On Poverty, Proficiency and Velocity

First, let me be clear: poverty matters. It impacts children’s starting point in terms of early learning. This is why proficiency is correlated with poverty. Proficiency is a performance standard, it is a destination, a mile marker of attainment in the context of a content standard. It is one of several important indicators of “performance” and it is a lagging indicator. It does not imply academic effectiveness. Policy makers and pundits do a disservice to the public when they conflate “performance” and proficiency. If an accountability system weights proficiency highest, then it creates an incentive for schools to maximize starting point and focus on kids on the cusp of proficiency—not all kids.

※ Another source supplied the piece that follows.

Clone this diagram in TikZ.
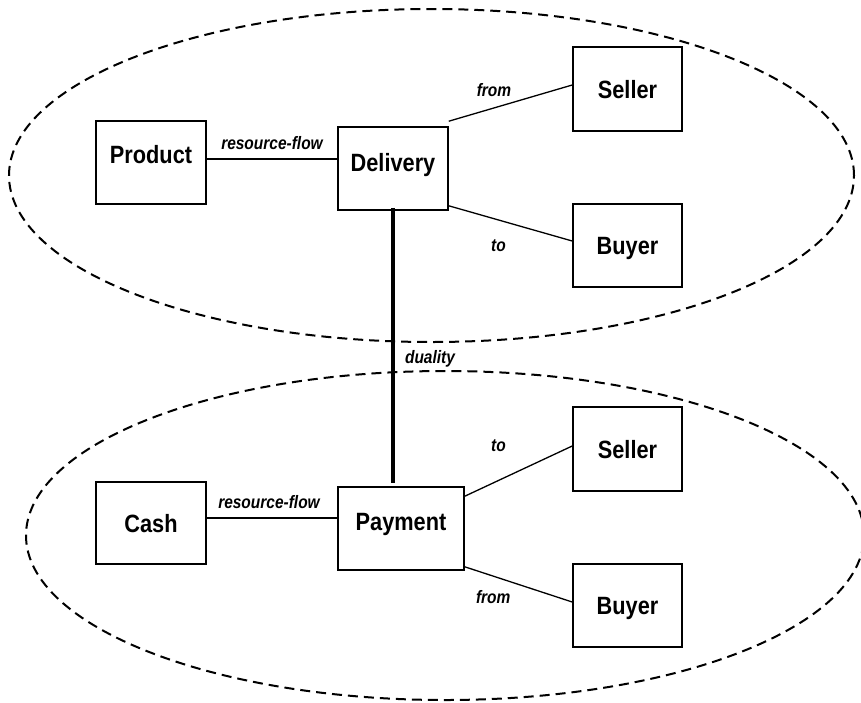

This is a major problem with NCLB’s AYP measure and some states’ ESEA waivers.

Poverty and Velocity

Too often, poverty and velocity (individual student longitudinal growth, value-added speed) are negatively correlated. The speed of learning, the longitudinal academic (normative) growth of students from where they start is one indicator of performance and a key indicator of academic effectiveness. If an accountability system weights growth highest, it creates an incentive to maximize the velocity of learning. Growth need not be negatively correlated with poverty and to close an achievement (proficiency, attainment) gap, the correlation needs to become positive, not remain negative. Students that start further behind need to grow faster than students that start proficient. There is no other way to close our achievement gaps. It simply comes down to rate, time, and distance.

Growth to Standard: Rate, Time, and Distance

Is the student’s sustained velocity good enough to reach a destination (proficiency, college and career readiness) within a certain amount of time—are they on track to proficiency? States that measure Adequate Growth (criterion-referenced growth) usually determine whether a growth rate is good enough for a student to catch up within three years and Colorado, for example, also determines whether a growth rate is good enough for a proficient student to keep up over three years. Growth to standard is an important indicator of performance. However, it is highly correlated with starting point, and thus not a good measure of effectiveness at the teacher or school level but a useful measure of the effectiveness of a system of schools at a state, district, CMO, or feeder-pattern level.

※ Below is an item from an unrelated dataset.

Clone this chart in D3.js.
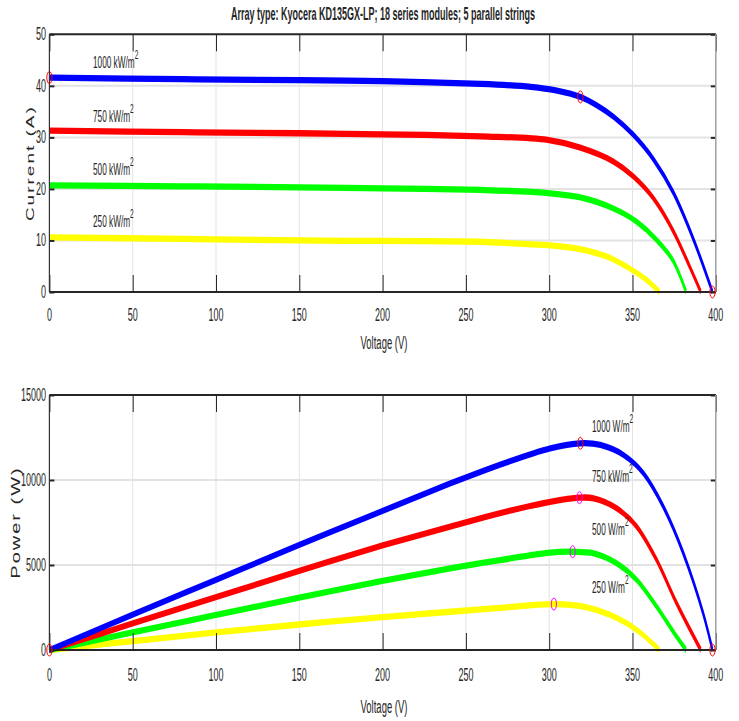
<!DOCTYPE html>
<html><head><meta charset="utf-8">
<script src="https://cdn.jsdelivr.net/npm/d3@7"></script>
<style>body{margin:0;background:#fff} text{font-family:Arial,"Liberation Sans",sans-serif;fill:#262626}</style>
</head><body><svg id="c" width="739" height="721"></svg>
<script>
// ---------- DATA ----------
const titleText = "Array type: Kyocera KD135GX-LP; 18 series modules; 5 parallel strings";
const xTicks = [0, 50, 100, 150, 200, 250, 300, 350, 400];
const iTicks = [0, 10, 20, 30, 40, 50];
const pTicks = [0, 5000, 10000, 15000];

// I-V curves (Voltage V, Current A)
const ivV1000 = [0, 80, 150, 200, 259, 289, 304, 318.7, 328.6, 338.6, 350.2, 362.5, 374.5, 386.5, 398];
const ivI1000 = [41.6, 41.3, 41.1, 40.9, 40.4, 39.8, 39.1, 37.85, 36.2, 34.0, 30.6, 25.8, 19.3, 10.3, 0];
const ivV750 = [0, 80, 150, 200, 259, 299, 318.7, 338.6, 350.6, 362.5, 374.5, 384.5, 391];
const ivI750 = [31.3, 31.0, 30.8, 30.6, 30.2, 29.5, 28.0, 25.3, 22.4, 18.2, 11.8, 4.8, 0];
const ivV500 = [0, 80, 150, 200, 259, 299, 318.7, 338.6, 352.6, 364.5, 374.5, 382.2];
const ivI500 = [20.7, 20.5, 20.3, 20.1, 19.8, 19.2, 18.35, 16.2, 13.6, 10.1, 6.0, 0];
const ivV250 = [0, 80, 150, 200, 259, 299, 318.7, 334.7, 346.6, 358.6, 366.2];
const ivI250 = [10.6, 10.3, 10.0, 9.9, 9.75, 9.1, 8.3, 6.85, 4.9, 2.3, 0];

// P-V curves (Voltage V, Power W)
const pvV1000 = [0, 50, 100, 150, 200, 240.6, 270.6, 300.6, 318.7, 330.7, 344.6, 356.6, 368.5, 380.5, 392.4, 398];
const pvP1000 = [0, 2080, 4130, 6180, 8180, 9800, 10900, 11860, 12160, 12060, 11470, 10390, 8430, 5690, 2160, 0];
const pvV750 = [0, 50, 100, 150, 200, 240.6, 270.6, 300.6, 318.2, 326.7, 340.6, 352.6, 364.5, 376.5, 391];
const pvP750 = [0, 1560, 3110, 4650, 6160, 7250, 8050, 8720, 8960, 8920, 8330, 7250, 5290, 2750, 0];
const pvV500 = [0, 50, 100, 150, 200, 240.6, 270.6, 300.6, 314.1, 326.7, 340.6, 352.6, 364.5, 376.5, 382.2];
const pvP500 = [0, 1035, 2060, 3080, 4070, 4800, 5290, 5730, 5780, 5690, 5100, 4120, 2550, 780, 0];
const pvV250 = [0, 50, 100, 150, 200, 240.6, 270.6, 302.8, 320.7, 336.6, 352.6, 366.2];
const pvP250 = [0, 525, 1040, 1500, 1930, 2250, 2480, 2700, 2550, 2060, 1180, 0];

const seriesColors = ["#0000ff", "#ff0000", "#00ff00", "#ffff00"];
const ivLabels = ["1000 kW/m", "750 kW/m", "500 kW/m", "250 kW/m"];
const ivLabelPos = [[93, 68], [93, 122], [93, 175], [93, 227]];
const pvLabels = ["1000 W/m", "750 kW/m", "500 W/m", "250 W/m"];
const pvLabelPos = [[592, 432], [592, 482], [592, 535], [592, 593]];

// markers
const ivMarkV = [0, 318.7, 398];
const ivMarkI = [41.6, 37.85, 0];
const ivMarkColors = ["#ff0000", "#ff0000", "#ff0000"];
const pvMarkV = [318.7, 318.2, 314.1, 302.8, 0, 398];
const pvMarkP = [12160, 8960, 5780, 2700, 0, 0];
const pvMarkColors = ["#ff0000", "#ff00ff", "#ff00ff", "#ff00ff", "#ff0000", "#ff0000"];

// ---------- LAYOUT ----------
const svg = d3.select("#c");
const X0 = 49.4, X1 = 715.8;
const K = 3.3; // anisotropic stretch of the picture
const SX = 0.5; // text horizontal compression

const x = d3.scaleLinear().domain([0, 400]).range([X0, X1]);

function stxt(g, px, py, str, size, anchor, weight) {
  const t = g.append("g").attr("transform", `translate(${px},${py}) scale(${SX},1)`)
    .append("text").attr("text-anchor", anchor || "start").style("font-size", size + "px");
  if (weight) t.style("font-weight", weight);
  t.text(str);
  return t;
}

function panel(top, bottom, yDomain, yTicks, ivV, ivY, marksV, marksY, markColors, labels, labelPos, yLabel, yLabelX, yLabelSize, xTickBase, xLabelBase) {
  const g = svg.append("g");
  const y = d3.scaleLinear().domain(yDomain).range([bottom, top]);
  // grid
  g.selectAll(".vg").data(xTicks.slice(1, -1)).enter().append("line")
    .attr("x1", d => x(d)).attr("x2", d => x(d)).attr("y1", top).attr("y2", bottom)
    .attr("stroke", "#e3e3e3").attr("stroke-width", 1);
  g.selectAll(".hg").data(yTicks.slice(1, -1)).enter().append("line")
    .attr("x1", X0).attr("x2", X1).attr("y1", d => y(d)).attr("y2", d => y(d))
    .attr("stroke", "#e3e3e3").attr("stroke-width", 2);

  // curves in stretched frame
  const h = bottom - top;
  const ys = d3.scaleLinear().domain(yDomain).range([h / K, 0]);
  const gs = g.append("g").attr("transform", `translate(0,${top}) scale(1,${K})`);
  const line = d3.line().x(d => x(d[0])).y(d => ys(d[1])).curve(d3.curveCatmullRom.alpha(0.5));
  for (let s = 3; s >= 0; s--) {
    const pts = ivV[s].map((v, i) => [v, ivY[s][i]]);
    gs.append("path").attr("d", line(pts)).attr("fill", "none")
      .attr("stroke", seriesColors[s]).attr("stroke-width", 1.9);
  }

  // axes box
  const xb = d3.axisBottom(x).tickValues(xTicks).tickSizeInner(-17).tickSizeOuter(0).tickFormat(d3.format("d")).tickPadding(0);
  const ax = g.append("g").attr("transform", `translate(0,${bottom})`).call(xb);
  ax.select(".domain").remove();
  ax.selectAll("line").attr("stroke", "#262626").attr("stroke-width", 1);
  ax.selectAll("text").remove();
  const at = g.append("g").attr("transform", `translate(0,${top})`).call(d3.axisTop(x).tickValues(xTicks).tickSizeInner(-17).tickSizeOuter(0).tickFormat(""));
  at.select(".domain").remove();
  at.selectAll("line").attr("stroke", "#262626");
  const al = g.append("g").attr("transform", `translate(${X0},0)`).call(d3.axisLeft(y).tickValues(yTicks).tickSizeInner(-5).tickSizeOuter(0).tickFormat(""));
  al.select(".domain").remove();
  al.selectAll("line").attr("stroke", "#262626").attr("stroke-width", 2);
  const ar = g.append("g").attr("transform", `translate(${X1},0)`).call(d3.axisRight(y).tickValues(yTicks).tickSizeInner(-5).tickSizeOuter(0).tickFormat(""));
  ar.select(".domain").remove();
  ar.selectAll("line").attr("stroke", "#262626").attr("stroke-width", 2);

  g.append("line").attr("x1", X0).attr("x2", X1).attr("y1", top).attr("y2", top).attr("stroke", "#262626").attr("stroke-width", 2);
  g.append("line").attr("x1", X0).attr("x2", X1).attr("y1", bottom).attr("y2", bottom).attr("stroke", "#262626").attr("stroke-width", 2);
  g.append("line").attr("x1", X0).attr("x2", X0).attr("y1", top).attr("y2", bottom).attr("stroke", "#333").attr("stroke-width", 1.2);
  g.append("line").attr("x1", X1).attr("x2", X1).attr("y1", top).attr("y2", bottom).attr("stroke", "#a0a0a0").attr("stroke-width", 1.5);

  // tick labels
  xTicks.forEach(d => stxt(g, x(d), xTickBase, String(d), 18, "middle"));
  yTicks.forEach(d => stxt(g, 46, y(d) + 6, String(d), 18, "end"));

  // markers
  marksV.forEach((v, i) => {
    g.append("ellipse").attr("cx", x(v)).attr("cy", y(marksY[i])).attr("rx", 2.6).attr("ry", 6)
      .attr("fill", "none").attr("stroke", markColors[i]).attr("stroke-width", 1);
  });

  // curve labels
  labels.forEach((l, i) => {
    const t = stxt(g, labelPos[i][0], labelPos[i][1], "", 16.5, "start");
    t.append("tspan").text(l);
    t.append("tspan").attr("dy", -9).style("font-size", "13px").text("2");
  });

  // axis labels
  stxt(g, 384, xLabelBase, "Voltage (V)", 19, "middle");
  g.append("text").attr("transform", `translate(${yLabelX},${(top + bottom) / 2}) rotate(-90) scale(1,0.6)`)
    .attr("text-anchor", "middle").attr("dy", "0.35em").style("font-size", yLabelSize + "px").style("letter-spacing", "2px").text(yLabel);
}

panel(34.3, 292, [0, 50], iTicks, [ivV1000, ivV750, ivV500, ivV250], [ivI1000, ivI750, ivI500, ivI250],
  ivMarkV, ivMarkI, ivMarkColors, ivLabels, ivLabelPos, "Current (A)", 30, 19, 321, 349);
panel(395, 650, [0, 15000], pTicks, [pvV1000, pvV750, pvV500, pvV250], [pvP1000, pvP750, pvP500, pvP250],
  pvMarkV, pvMarkP, pvMarkColors, pvLabels, pvLabelPos, "Power (W)", 16, 20, 681, 713);

stxt(svg, 383, 20, titleText, 18, "middle", "bold");
</script></body></html>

At the state level, the news about adequate growth among students that start behind is not good. Among students that score in the bottom performance level in Colorado, the percent making adequate growth is in the single digits. The statewide goal is 100%. Schools with top statewide velocity for low-income students are not moving kids to proficiency within three years and Colorado is not alone.

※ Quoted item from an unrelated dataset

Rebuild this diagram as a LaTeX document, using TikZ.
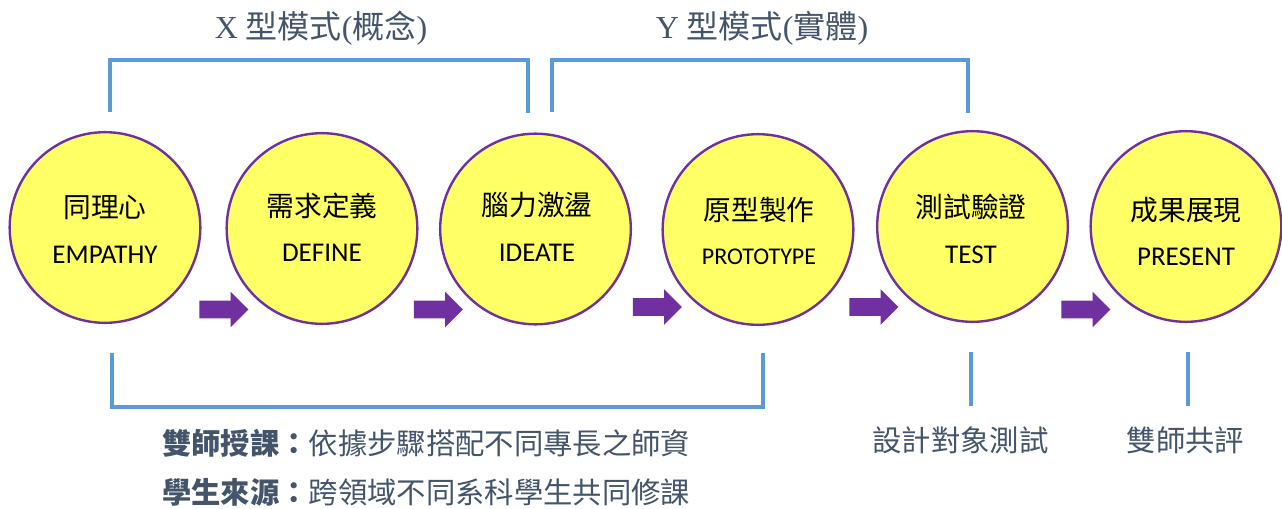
\documentclass[tikz,border=0pt]{standalone}
\usepackage{fontspec}
\setmainfont{Liberation Serif}
\newfontfamily\cjk{Noto Sans CJK TC}
\newfontfamily\latin{Carlito}
\usetikzlibrary{shapes.arrows}

\definecolor{stagefill}{HTML}{FFFF66}
\definecolor{stageline}{HTML}{7030A0}
\definecolor{bracketblue}{HTML}{5B9BD5}
\definecolor{notegray}{HTML}{44546A}

\begin{document}
\begin{tikzpicture}[x=0.75pt,y=-0.75pt,
	stage/.style={ circle, draw=stageline, line width=1.8pt, fill=stagefill, inner sep=0pt, minimum size=143pt },
	zh/.style={ inner sep=0pt, font=\cjk\fontsize{20.8}{24}\selectfont },
	en/.style={ inner sep=0pt, font=\latin\fontsize{20.3}{24}\selectfont },
	flow/.style={ single arrow, fill=stageline, inner xsep=0pt, inner ysep=6.4pt, text height=0pt, text depth=0pt, minimum height=36.75pt, single arrow head extend=6.75pt },
	bracket/.style={ bracketblue, line width=2.6pt },
	title/.style={ notegray, font=\fontsize{24}{28}\selectfont },
	note/.style={ notegray, inner sep=0pt, font=\cjk\fontsize{22}{26}\selectfont }
]
\useasboundingbox (0,0) rectangle (1282,508);

% brackets over the two groups
\draw[bracket] (110,112) |- (528,60) -- (528,113);
\draw[bracket] (552,112) |- (968,60) -- (968,113);
\node at (321,28) (xtitle) [title] {X {\cjk 型模式}({\cjk 概念})};
\node at (762,28) (ytitle) [title] {Y {\cjk 型模式}({\cjk 實體})};

% the six stages
\node at (105,227.5) (s1) [stage] {};
\node at (105,207) (s1zh) [zh] {同理心};
\node at (105,255) (s1en) [en] {EMPATHY};

\node at (322,228.5) (s2) [stage] {};
\node at (322,206) (s2zh) [zh] {需求定義};
\node at (322,253) (s2en) [en] {DEFINE};

\node at (535.5,229) (s3) [stage] {};
\node at (537,205) (s3zh) [zh] {腦力激盪};
\node at (537,253) (s3en) [en] {IDEATE};

\node at (758,229.5) (s4) [stage] {};
\node at (759,210) (s4zh) [zh] {原型製作};
\node at (759,257) (s4en) [en, font=\latin\fontsize{18}{22}\selectfont] {PROTOTYPE};

\node at (972.5,226.5) (s5) [stage] {};
\node at (971,207) (s5zh) [zh] {測試驗證};
\node at (971,255) (s5en) [en] {TEST};

\node at (1186,226.5) (s6) [stage] {};
\node at (1186,210) (s6zh) [zh] {成果展現};
\node at (1186,257) (s6en) [en] {PRESENT};

% arrows between stages
\node at (219.5,309.5) (a1) [flow] {};
\node at (434,309.5) (a2) [flow] {};
\node at (653,307) (a3) [flow] {};
\node at (869.5,307) (a4) [flow] {};
\node at (1081.5,309.5) (a5) [flow] {};

% brackets below
\draw[bracket] (112,353) |- (763,407) -- (763,353);
\draw[bracket] (971,352) -- (971,406);
\draw[bracket] (1188,352) -- (1188,406);

\node at (162,443) (teach) [note, anchor=west] {{\bfseries 雙師授課：}依據步驟搭配不同專長之師資};
\node at (162,492) (source) [note, anchor=west] {{\bfseries 學生來源：}跨領域不同系科學生共同修課};
\node at (960.5,440) (test) [note] {設計對象測試};
\node at (1185.5,440) (review) [note] {雙師共評};

\end{tikzpicture}
\end{document}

We need to be honest and transparent about the percentage of students on track at each performance level. This reflects an important benchmarking exercise states should conduct. And it points to the limits of a dated delivery system, which appears unable to meet the needs of children in poverty within conventional allocations of time, people and money. However, far too many schools also have students in poverty making low growth, where they progress more slowly than their advantaged peers and that is not acceptable. There are too many schools—both charter and district-managed—that ensure students that start behind grow faster. These are effective schools and it is a disservice to their educators to receive low grades in proficiency-weighted accountability systems. It is also a profound disservice to children to blame poverty for low growth rates.